2019 Motorcycle Accident Killed UK Teen

19-year-old Harry Dunn was killed when his motorcycle was struck by a car driven by Anne Sacoolas in August 2019. Sacoolas, a US diplomat living in the UK, used claims of diplomatic immunity in order to leave the UK instead of facing immediate prosecution within the country as most other drivers, including tourists, likely would.

What Is Diplomatic Immunity?

Managing tensions between countries is a difficult enough job as it is, and it can be even more challenging if personal missteps, accidentally violating local laws. Diplomatic immunity was created to protect diplomats and their families while navigating the challenges of living in a foreign country and working with leaders from other cultures. It is primarily intended to give diplomats the opportunity to have the sometimes difficult conversations about controversial policies and other challenging situations that come with the territory of their jobs without having to worry about making seemingly small mistakes that could carry steep penalties in the country where they are living in.

By providing this blanket safety net to diplomats and their families, they are able to accomplish their missions without running into situations that may seem petty on a global scale, especially in comparison to the work they are supposed to be doing. Although this largely universal policy is typically only enacted in minor situations where law violations are the result of cultural differences and not particularly harmful, it technically extends to all violations under most circumstances. This can lead to legal and moral challenges in instances that are much more extreme than misunderstandings, such as that of Anne Sacoolas.

Sacoolas Continues to Claim Diplomatic Immunity

Although the UK’s Crown Protection Service told the public earlier this week that the case would reach the local court in January, Sacoolas and her lawyer are continuing to claim diplomatic immunity for the deadly accident. Her lawyer released a statement that confirms this claim, insisting that the Crown Protection Service’s statement is false and that Sacoolas will not be attending.

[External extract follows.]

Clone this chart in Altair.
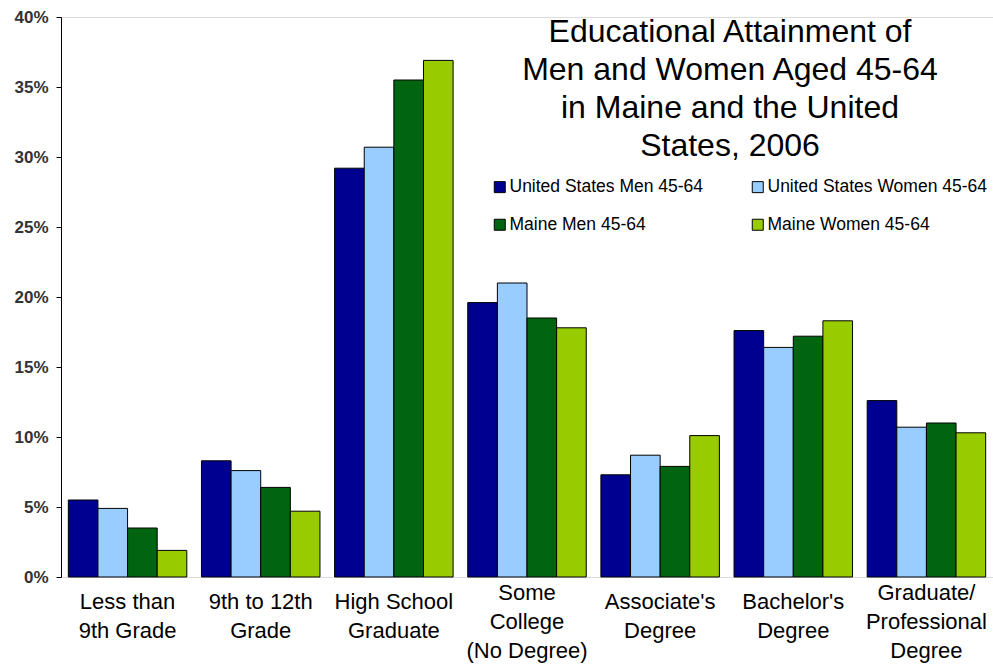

So far, both the UK and the US have allowed for aspects of diplomatic immunity in ways that tourists would likely not be eligible for. Sacoolas was initially allowed to leave the UK following the accident, and the US has since denied the UK’s request to extradite her after charges filed.

Potential Charges Against Anne Sacoolas

Based on this conflicting information, it is not currently clear whether Sacoolas will attend the hearing or not. Although diplomatic immunity does protect diplomats from prosecution for all violations on paper, exceptions can be made after the fact under certain circumstances. Even intentional murder is technically included within the terms of diplomatic immunity, but most countries would be unlikely to actually follow through with not charging a diplomat under such extreme circumstances against another person. The Crown Protection Service refused to simply ignore the death of a teen.

The Crown Protection Service is currently attempting to charge Anne Sacoolas with causing death by dangerous driving. Sacoolas is currently scheduled to attend a hearing on January 18, potentially by video instead of traveling to the UK, but her lawyer remains adamant that this will not be happening and the US seems unlikely to immediately respond should she not attend.